Data excerpt:
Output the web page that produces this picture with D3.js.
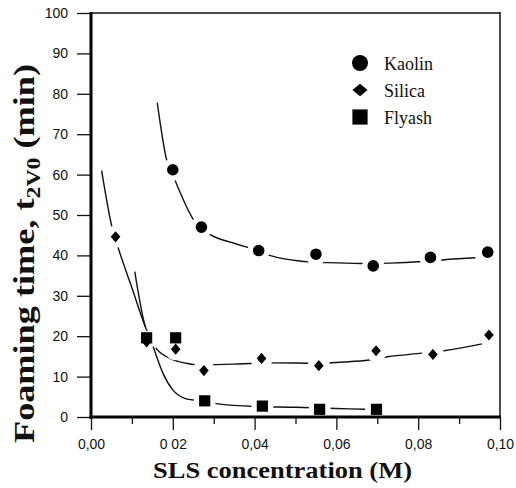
<!DOCTYPE html>
<html><head><meta charset="utf-8">
<script src="https://cdn.jsdelivr.net/npm/d3@7/dist/d3.min.js"></script>
<style>
html,body{margin:0;padding:0;background:#fff;}
svg{display:block;}
</style></head>
<body>
<svg id="chart" width="516" height="488"></svg>
<script>
// ---- data ----
const xTicks = [0, 0.02, 0.04, 0.06, 0.08, 0.10];
const xTickLabels = ["0,00", "0 02", "0,04", "0,06", "0,08", "0,10"];
const xMinorTicks = [0.01, 0.03, 0.05, 0.07, 0.09];
const yTicks = [0, 10, 20, 30, 40, 50, 60, 70, 80, 90, 100];
const yTickLabels = ["0", "10", "20", "30", "40", "50", "60", "70", "80", "90", "100"];

const seriesNames = ["Kaolin", "Silica", "Flyash"];

const kaolinX = [0.020, 0.027, 0.041, 0.055, 0.069, 0.083, 0.097];
const kaolinY = [61.2, 47.0, 41.2, 40.3, 37.4, 39.5, 40.8];
const silicaX = [0.006, 0.0136, 0.0207, 0.0276, 0.0417, 0.0557, 0.0697, 0.0836, 0.0973];
const silicaY = [44.6, 18.6, 16.8, 11.5, 14.5, 12.7, 16.4, 15.5, 20.3];
const flyashX = [0.0136, 0.0207, 0.0278, 0.0419, 0.0559, 0.0698];
const flyashY = [19.6, 19.6, 4.0, 2.7, 1.9, 1.9];

// fitted curves
const kaolinFitX = [0.0162, 0.0184, 0.0205, 0.0254, 0.0294, 0.035, 0.040, 0.0437, 0.051, 0.058, 0.066, 0.073, 0.081, 0.087, 0.094];
const kaolinFitY = [77.8, 64.0, 58.7, 48.3, 45.0, 43.0, 41.4, 40.0, 38.6, 38.2, 38.0, 38.1, 38.5, 39.0, 39.4];
const silicaFitX = [0.0026, 0.0052, 0.0067, 0.010, 0.0133, 0.0145, 0.0156, 0.0193, 0.0233, 0.0262, 0.035, 0.045, 0.055, 0.062, 0.068, 0.0725, 0.081, 0.0863, 0.0956];
const silicaFitY = [61.0, 46.7, 41.7, 32.0, 22.3, 19.5, 17.4, 14.5, 13.3, 12.9, 13.1, 13.4, 13.3, 13.6, 14.1, 14.9, 15.8, 16.4, 18.1];
const flyashFitX = [0.0107, 0.0133, 0.0145, 0.0152, 0.0176, 0.020, 0.0229, 0.025, 0.0306, 0.040, 0.050, 0.060, 0.067];
const flyashFitY = [36.0, 22.3, 19.5, 17.4, 10.8, 6.7, 4.6, 4.2, 3.3, 2.6, 2.4, 2.1, 1.9];

// ---- drawing ----
const svg = d3.select("#chart");
const x = d3.scaleLinear().domain([0, 0.1]).range([91, 500]);
const y = d3.scaleLinear().domain([0, 100]).range([417, 13]);

const defs = svg.append("defs");

const series = [
  {name: "Kaolin", xs: kaolinX, ys: kaolinY, fx: kaolinFitX, fy: kaolinFitY, shape: "circle"},
  {name: "Silica", xs: silicaX, ys: silicaY, fx: silicaFitX, fy: silicaFitY, shape: "diamond"},
  {name: "Flyash", xs: flyashX, ys: flyashY, fx: flyashFitX, fy: flyashFitY, shape: "square"}
];

function markerPath(shape, s) {
  if (shape === "circle") return d3.symbol().type(d3.symbolCircle).size(Math.PI * s.r * s.r)();
  if (shape === "square") return `M${-s.h},${-s.h}H${s.h}V${s.h}H${-s.h}Z`;
  return `M0,${-s.dy}L${s.dx},0L0,${s.dy}L${-s.dx},0Z`;
}
const dataSize = {circle: {r: 5.8}, square: {h: 5.6}, diamond: {dx: 4.8, dy: 5.6}};
const legendSize = {circle: {r: 8}, square: {h: 7.6}, diamond: {dx: 7.6, dy: 6.2}};

const line = d3.line().x(d => x(d[0])).y(d => y(d[1])).curve(d3.curveMonotoneX);

series.forEach((s, i) => {
  const m = defs.append("mask").attr("id", "mask" + i).attr("maskUnits", "userSpaceOnUse")
    .attr("x", 0).attr("y", 0).attr("width", 516).attr("height", 488);
  m.append("rect").attr("x", 0).attr("y", 0).attr("width", 516).attr("height", 488).attr("fill", "#fff");
  m.selectAll("circle").data(s.xs.map((v, k) => [v, s.ys[k]])).join("circle")
    .attr("cx", d => x(d[0])).attr("cy", d => y(d[1])).attr("r", 11).attr("fill", "#000");
  svg.append("path")
    .datum(s.fx.map((v, k) => [v, s.fy[k]]))
    .attr("d", line)
    .attr("fill", "none").attr("stroke", "#111").attr("stroke-width", 1.4)
    .attr("mask", `url(#mask${i})`);
});

series.forEach(s => {
  svg.append("g").selectAll("path").data(s.xs.map((v, k) => [v, s.ys[k]])).join("path")
    .attr("d", markerPath(s.shape, dataSize[s.shape]))
    .attr("transform", d => `translate(${x(d[0])},${y(d[1])})`)
    .attr("fill", "#000");
});

// axes
const yAxis = d3.axisLeft(y).tickValues(yTicks).tickFormat((d, i) => yTickLabels[i]).tickSize(14).tickPadding(9);
const gy = svg.append("g").attr("transform", "translate(91,0)").call(yAxis);
const xAxis = d3.axisBottom(x).tickValues(xTicks).tickFormat((d, i) => xTickLabels[i]).tickSize(13).tickPadding(9);
const gx = svg.append("g").attr("transform", "translate(0,417)").call(xAxis);
const xMinor = d3.axisBottom(x).tickValues(xMinorTicks).tickFormat("").tickSize(7);
const gxm = svg.append("g").attr("transform", "translate(0,417)").call(xMinor);
[gy, gx, gxm].forEach(g => {
  g.select(".domain").remove();
  g.selectAll("line").attr("stroke", "#111").attr("stroke-width", 1.3);
  g.selectAll("text").attr("fill", "#111").style("font-family", "'Liberation Sans', Arial, sans-serif").style("font-size", "14px");
});

// frame
svg.append("line").attr("x1", 91).attr("x2", 500).attr("y1", 13).attr("y2", 13).attr("stroke", "#111").attr("stroke-width", 1.6);
svg.append("line").attr("x1", 500).attr("x2", 500).attr("y1", 12).attr("y2", 418).attr("stroke", "#111").attr("stroke-width", 1.5);
svg.append("line").attr("x1", 91).attr("x2", 91).attr("y1", 12).attr("y2", 419).attr("stroke", "#000").attr("stroke-width", 3);
svg.append("line").attr("x1", 89.5).attr("x2", 501).attr("y1", 417).attr("y2", 417).attr("stroke", "#000").attr("stroke-width", 3);

// legend
const lg = svg.append("g");
series.forEach((s, i) => {
  const cy = 63 + i * 27;
  lg.append("path").attr("d", markerPath(s.shape, legendSize[s.shape]))
    .attr("transform", `translate(360,${cy})`).attr("fill", "#000");
  lg.append("text").attr("x", 384).attr("y", cy + 6.5).text(seriesNames[i])
    .style("font-family", "'Liberation Serif', 'Times New Roman', serif").style("font-size", "18px").attr("fill", "#111");
});

// axis titles
svg.append("text").attr("x", 153).attr("y", 477.5)
  .attr("textLength", 259).attr("lengthAdjust", "spacingAndGlyphs")
  .style("font-family", "'Liberation Serif', 'Times New Roman', serif").style("font-size", "24px").style("font-weight", "bold")
  .attr("fill", "#111").text("SLS concentration (M)");

const yt = svg.append("text").attr("transform", "translate(34,443) rotate(-90) scale(1.25,1)")
  .style("font-family", "'Liberation Serif', 'Times New Roman', serif").style("font-size", "29px").style("font-weight", "bold")
  .attr("fill", "#111");
yt.append("tspan").text("Foaming time, t");
yt.append("tspan").attr("dy", 6).style("font-size", "19px").text("2V0");
yt.append("tspan").attr("dy", -6).text(" (min)");
</script>
</body></html>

Exercise directions:
Make an exact copy of the lines from the top of the material through the line with "const flyashY = [19.6, 19.6, 4.0, 2.7, 1.9, 1.9];", pictures excluded.

Answer:
Output the web page that produces this picture with D3.js.
<!DOCTYPE html>
<html><head><meta charset="utf-8">
<script src="https://cdn.jsdelivr.net/npm/d3@7/dist/d3.min.js"></script>
<style>
html,body{margin:0;padding:0;background:#fff;}
svg{display:block;}
</style></head>
<body>
<svg id="chart" width="516" height="488"></svg>
<script>
// ---- data ----
const xTicks = [0, 0.02, 0.04, 0.06, 0.08, 0.10];
const xTickLabels = ["0,00", "0 02", "0,04", "0,06", "0,08", "0,10"];
const xMinorTicks = [0.01, 0.03, 0.05, 0.07, 0.09];
const yTicks = [0, 10, 20, 30, 40, 50, 60, 70, 80, 90, 100];
const yTickLabels = ["0", "10", "20", "30", "40", "50", "60", "70", "80", "90", "100"];

const seriesNames = ["Kaolin", "Silica", "Flyash"];

const kaolinX = [0.020, 0.027, 0.041, 0.055, 0.069, 0.083, 0.097];
const kaolinY = [61.2, 47.0, 41.2, 40.3, 37.4, 39.5, 40.8];
const silicaX = [0.006, 0.0136, 0.0207, 0.0276, 0.0417, 0.0557, 0.0697, 0.0836, 0.0973];
const silicaY = [44.6, 18.6, 16.8, 11.5, 14.5, 12.7, 16.4, 15.5, 20.3];
const flyashX = [0.0136, 0.0207, 0.0278, 0.0419, 0.0559, 0.0698];
const flyashY = [19.6, 19.6, 4.0, 2.7, 1.9, 1.9];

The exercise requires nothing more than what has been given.